I’m curious to understand more the history and reasoning behind not having existential types and GADTs in Daml. Is this due to the challenges of serializing and deserializing such types?
There are two related questions here:
- Why is it not possible to use those features at all?
- Why are those types not serializable?
For 1, I don’t think there is a fundamental reason. It’s mainly a question of complexity. We only get Haskell features “for free” if we can compile them away (the classic example being syntax sugar). Both GADTs and Existentials (GADTs are implemented on top of existentials in Haskell) do not fall into that category and would need very significant changes in our intermediate language Daml-LF and add a lot of complexity.

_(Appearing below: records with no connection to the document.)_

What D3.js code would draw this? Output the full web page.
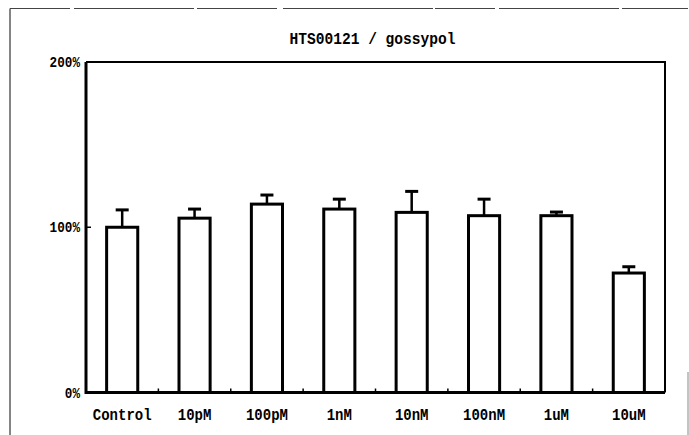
<!DOCTYPE html>
<html>
<head>
<meta charset="utf-8">
<script src="https://cdn.jsdelivr.net/npm/d3@7"></script>
<title>HTS00121 / gossypol</title>
<style>
  body { margin: 0; background: #fff; }
  text { font-family: "Liberation Mono", "DejaVu Sans Mono", monospace; fill: #000; font-weight: bold; }
</style>
</head>
<body>
<svg width="689" height="435" id="mainsvg"></svg>
<script>
  const categories = ["Control", "10pM", "100pM", "1nM", "10nM", "100nM", "1uM", "10uM"];
  const means = [100, 105.5, 114, 111, 109, 107, 107, 72.3];
  const errors = [10.5, 5.5, 5.5, 6, 12.7, 10, 2.2, 3.8];
  const yTicks = [0, 100, 200];

  const svg = d3.select("#mainsvg");
  const margin = {left: 86, right: 24, top: 62, bottom: 42.5};
  const width = +svg.attr("width"), height = +svg.attr("height");
  const iw = width - margin.left - margin.right;
  const ih = height - margin.top - margin.bottom;

  // scanned page frame: solid left edge, broken top edge, faint right edge at the bottom
  svg.append("line")
    .attr("x1", 10).attr("x2", 10).attr("y1", 8.5).attr("y2", 435)
    .attr("stroke", "#333").attr("stroke-width", 1.2);
  svg.append("line")
    .attr("x1", 10).attr("x2", 688).attr("y1", 8.5).attr("y2", 8.5)
    .attr("stroke", "#444").attr("stroke-width", 1.2)
    .attr("stroke-dasharray", "60,4,120,3,80,6,150,2");
  svg.append("line")
    .attr("x1", 688).attr("x2", 688).attr("y1", 372).attr("y2", 435)
    .attr("stroke", "#888").attr("stroke-width", 1);

  svg.append("text")
    .attr("x", margin.left + iw / 2 - 3).attr("y", 44)
    .attr("text-anchor", "middle").attr("font-size", 16)
    .attr("textLength", 166).attr("lengthAdjust", "spacingAndGlyphs")
    .text("HTS00121 / gossypol");

  const g = svg.append("g").attr("transform", `translate(${margin.left},${margin.top})`);

  const x = d3.scaleBand().domain(categories).range([0, iw])
    .paddingInner(0.57).paddingOuter(0.285);
  const y = d3.scaleLinear().domain([0, 200]).range([ih, 0]);

  // y labels
  g.selectAll(".ylab").data(yTicks).join("text")
    .attr("class", "ylab")
    .attr("x", -6).attr("y", d => y(d) + 5)
    .attr("text-anchor", "end").attr("font-size", 15)
    .attr("textLength", d => (String(d).length + 1) * 7.6)
    .attr("lengthAdjust", "spacingAndGlyphs")
    .text(d => d + "%");

  // inward y ticks
  g.selectAll(".ytick").data([100]).join("line")
    .attr("x1", 0).attr("x2", 5)
    .attr("y1", d => y(d)).attr("y2", d => y(d))
    .attr("stroke", "#000").attr("stroke-width", 1.5);

  // bottom ticks between categories
  const bounds = d3.range(1, categories.length).map(i => i * x.step());
  g.selectAll(".xtick").data(bounds).join("line")
    .attr("x1", d => d).attr("x2", d => d)
    .attr("y1", ih).attr("y2", ih - 4)
    .attr("stroke", "#000").attr("stroke-width", 1.5);

  const data = categories.map((c, i) => ({c, m: means[i], e: errors[i]}));

  // error bars
  g.selectAll(".err").data(data).join("line")
    .attr("x1", d => x(d.c) + x.bandwidth() / 2).attr("x2", d => x(d.c) + x.bandwidth() / 2)
    .attr("y1", d => y(d.m)).attr("y2", d => y(d.m + d.e))
    .attr("stroke", "#000").attr("stroke-width", 2.5);
  g.selectAll(".cap").data(data).join("line")
    .attr("x1", d => x(d.c) + x.bandwidth() / 2 - 6.5).attr("x2", d => x(d.c) + x.bandwidth() / 2 + 6.5)
    .attr("y1", d => y(d.m + d.e)).attr("y2", d => y(d.m + d.e))
    .attr("stroke", "#000").attr("stroke-width", 3);

  // bars
  g.selectAll(".bar").data(data).join("rect")
    .attr("x", d => x(d.c)).attr("width", x.bandwidth())
    .attr("y", d => y(d.m)).attr("height", d => ih - y(d.m))
    .attr("fill", "#fff").attr("stroke", "#000").attr("stroke-width", 3);

  // plot frame
  g.append("path")
    .attr("d", `M0,0 L${iw},0 L${iw},${ih}`)
    .attr("fill", "none").attr("stroke", "#000").attr("stroke-width", 2);
  g.append("path")
    .attr("d", `M0,0 L0,${ih} L${iw},${ih}`)
    .attr("fill", "none").attr("stroke", "#000").attr("stroke-width", 3);

  // category labels
  g.selectAll(".xlab").data(categories).join("text")
    .attr("class", "xlab")
    .attr("x", d => x(d) + x.bandwidth() / 2)
    .attr("y", ih + 27)
    .attr("text-anchor", "middle").attr("font-size", 16)
    .attr("textLength", d => d.length * 8.4)
    .attr("lengthAdjust", "spacingAndGlyphs")
    .text(d => d);
</script>
</body>
</html>
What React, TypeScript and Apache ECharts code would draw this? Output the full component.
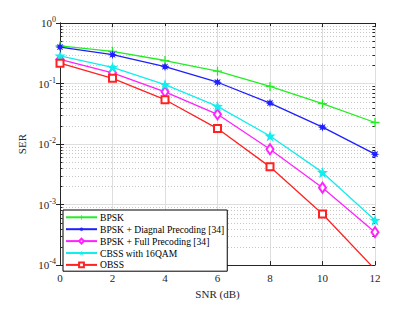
import React, { useEffect, useRef } from "react";
import * as echarts from "echarts";

const snr = [0, 2, 4, 6, 8, 10, 12];
const bpsk = [0.42, 0.34, 0.24, 0.16, 0.0895, 0.0465, 0.0227];
const bpskDiag = [0.4, 0.3, 0.19, 0.105, 0.0475, 0.019, 0.0068];
const bpskFull = [0.25, 0.15, 0.073, 0.031, 0.0082, 0.0019, 0.00035];
const cbss = [0.286, 0.185, 0.096, 0.042, 0.0136, 0.0034, 0.00055];
const obss = [0.217, 0.122, 0.054, 0.018, 0.0042, 0.0007, 0.000085];
const seriesNames = [
  "BPSK",
  "BPSK + Diagnal Precoding [34]",
  "BPSK + Full Precoding [34]",
  "CBSS with 16QAM",
  "OBSS",
];
const minorVals: number[] = [];
for (const d of [1e-4, 1e-3, 1e-2, 1e-1]) {
  for (let k = 2; k <= 9; k++) minorVals.push(+(d * k).toPrecision(3));
}

const FONT = "Liberation Serif";

const plusPath = "path://M4.3,0h1.4v10h-1.4z M0,4.3h10v1.4h-10z";
const starPath =
  "path://M5,0 L6.2,3.5 L10,3.6 L7,5.9 L8.1,9.6 L5,7.4 L1.9,9.6 L3,5.9 L0,3.6 L3.8,3.5 Z";
const asteriskPath =
  "path://M5,0 L5.9,2.8 L8.5,1.5 L7.2,4.1 L10,5 L7.2,5.9 L8.5,8.5 L5.9,7.2 L5,10 L4.1,7.2 L1.5,8.5 L2.8,5.9 L0,5 L2.8,4.1 L1.5,1.5 L4.1,2.8 Z";

export default function App() {
  const ref = useRef<HTMLDivElement>(null);
  useEffect(() => {
    if (!ref.current) return;
    const chart = echarts.init(ref.current, undefined, { renderer: "svg" });
    const mk = (
      name: string,
      data: number[],
      color: string,
      symbol: string,
      size: number | number[],
      hollow: boolean
    ) => ({
      name,
      type: "line",
      data: snr.map((x, i) => [x, data[i]]),
      symbol,
      symbolSize: size,
      showAllSymbol: true,
      clip: true,
      lineStyle: { color, width: 1.3 },
      itemStyle: hollow
        ? { color, borderColor: color, borderWidth: 1.2 }
        : { color, borderColor: color, borderWidth: 0 },
      emphasis: { disabled: true },
      z: 5,
    });
    chart.setOption({
      animation: false,
      textStyle: { fontFamily: FONT },
      grid: { left: 46, right: 32, top: 15, bottom: 28, containLabel: false },
      legend: {
        orient: "vertical",
        left: 55,
        top: 202,
        data: seriesNames,
        backgroundColor: "#fff",
        borderColor: "#000",
        borderWidth: 1,
        borderRadius: 0,
        padding: [2, 3, 1, 2],
        itemGap: 1.3,
        itemWidth: 31,
        itemHeight: 6,
        textStyle: {
          fontFamily: FONT,
          fontSize: 9.6,
          lineHeight: 10.6,
          color: "#000",
          padding: [0, 0, 0, -2],
        },
        selectedMode: false,
      },
      xAxis: [
        {
          type: "value",
          min: 0,
          max: 12,
          interval: 2,
          name: "SNR (dB)",
          nameLocation: "middle",
          nameGap: 22,
          nameTextStyle: { fontFamily: FONT, fontSize: 11, color: "#262626" },
          axisLine: { lineStyle: { color: "#262626", width: 1 } },
          axisTick: { inside: true, length: 4, lineStyle: { color: "#262626" } },
          axisLabel: { fontFamily: FONT, fontSize: 11, color: "#262626", margin: 7 },
          splitLine: { show: true, lineStyle: { color: "#dedede", width: 1 } },
        },
        {
          type: "value",
          position: "top",
          min: 0,
          max: 12,
          interval: 2,
          axisLine: { show: true, lineStyle: { color: "#262626", width: 1 } },
          axisTick: { show: true, inside: true, length: 4, lineStyle: { color: "#262626" } },
          axisLabel: { show: false },
          splitLine: { show: false },
        },
      ],
      yAxis: [
        {
          type: "log",
          logBase: 10,
          min: 1e-4,
          max: 1,
          name: "SER",
          nameLocation: "middle",
          nameGap: 33,
          nameTextStyle: { fontFamily: FONT, fontSize: 11, color: "#262626" },
          axisLine: { show: true, lineStyle: { color: "#262626", width: 1 } },
          axisTick: { show: true, inside: true, length: 4, lineStyle: { color: "#262626" } },
          axisLabel: {
            margin: 4,
            formatter: (v: number) => {
              const e = Math.round(Math.log10(v));
              return "{b|10}{s|" + e + "}";
            },
            rich: {
              b: { fontFamily: FONT, fontSize: 11, color: "#262626" },
              s: { fontFamily: FONT, fontSize: 8, color: "#262626", padding: [0, 0, 7, 0] },
            },
          },
          splitLine: { show: true, lineStyle: { color: "#dedede", width: 1 } },
        },
        {
          type: "log",
          logBase: 10,
          min: 1e-4,
          max: 1,
          position: "right",
          axisLine: { show: true, lineStyle: { color: "#262626", width: 1 } },
          axisTick: { show: true, inside: true, length: 4, lineStyle: { color: "#262626" } },
          axisLabel: { show: false },
          splitLine: { show: false },
        },
      ],
      series: [
        {
          type: "custom",
          silent: true,
          z: 1,
          data: minorVals.map((v) => [0, v]),
          encode: { x: 0, y: 1 },
          renderItem: (params: any, api: any) => {
            const cs = params.coordSys;
            const y = Math.round(api.coord([0, api.value(1)])[1]) + 0.5;
            return {
              type: "group",
              children: [
                {
                  type: "line",
                  shape: { x1: cs.x, y1: y, x2: cs.x + cs.width, y2: y },
                  style: { stroke: "#c8c8c8", lineWidth: 1, lineDash: [1, 2] },
                },
                {
                  type: "line",
                  shape: { x1: cs.x, y1: y, x2: cs.x + 2.5, y2: y },
                  style: { stroke: "#262626", lineWidth: 1 },
                },
                {
                  type: "line",
                  shape: { x1: cs.x + cs.width - 2.5, y1: y, x2: cs.x + cs.width, y2: y },
                  style: { stroke: "#262626", lineWidth: 1 },
                },
              ],
            };
          },
        },
        mk(seriesNames[0], bpsk, "#22ee22", plusPath, 9, false),
        mk(seriesNames[1], bpskDiag, "#1f1fff", asteriskPath, 9, false),
        mk(seriesNames[2], bpskFull, "#ff22ff", "emptyDiamond", [7, 10], true),
        mk(seriesNames[3], cbss, "#11eeee", starPath, 11, false),
        mk(seriesNames[4], obss, "#ff2222", "emptyRect", 7, true),
      ],
    });
    return () => chart.dispose();
  }, []);
  return <div ref={ref} style={{ width: 399, height: 296 }} />;
}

So far it didn’t seem like that complexity is worth the benefits but we continue evaluating that.
For 2, the situation is a bit different. Tooling like the Java and TypeScript codegen map the serializable fragment of Daml-LF data types to the type system of the respective language. For that to be feasible, the type system has to be simple that you can map it to those languages somewhat faithfully. The more complex features you add the harder it becomes. E.g., Java definitely doesn’t have GADTs or existentials the same way Haskell has. You can probably represent them in some way but it gets a bit ugly.
For existentials there is also the complexity that often you don’t just want an existential type parameter but you want to constraint it via a typeclass constraint. That would require serializing that typeclass dictionary which results in function types being serializable which is a large can of worms.
Thanks Moritz. This definitely helps me understand how difficult it would be to implement!